At first I got the error, that I couldn’t include Sync (my module) with the include keyword into a class. I wondered why Ruby wanted to tell me that my module would be a class. I quickly found the answer. Ruby’s standard library contains a class named Sync. As long as my code ran in a test case that class didn’t come into play. But BackgrounDRb uses apparently uses it, therefore it got loaded before my module. That was the first name clash.

The second involved the class Synchronizer which is a class included in the package Slave used by BackgrounDRb. Slave’s class even comes along with the same method I used, so you can imagine the look on my face, when I discovered that the code included there immediately started running when my BackgrounDRb worker ran.
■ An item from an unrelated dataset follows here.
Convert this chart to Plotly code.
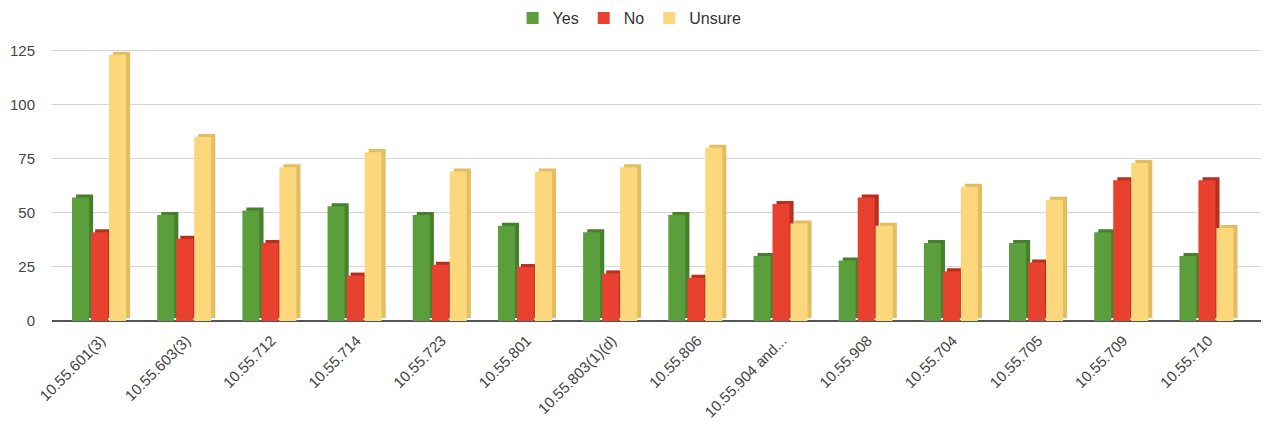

That it took me some hours to find these issues because of a bug in BackgrounDRb is a totally different issue.

The moral of the story: namespace your model classes, and the code in lib/. The more classes you have, the bigger the chances that it clashes with a class in one of your installed gems. The best example is a class like User. The chances are pretty good that it’s being used somewhere else. To avoid a clash choose a namespace corresponding to your business case or application (the project name would do).

Keep in mind that Rails expects a directory structure corresponding to your namespaces. So if you have a class Bacon in the module Chunky, be sure to put the class file bacon.rb into a subfolder named chunky in the app/model directory. The same goes for code in lib/.

For smaller projects this might not be necessary, but I learned the hard way that it can be a pretty good practice.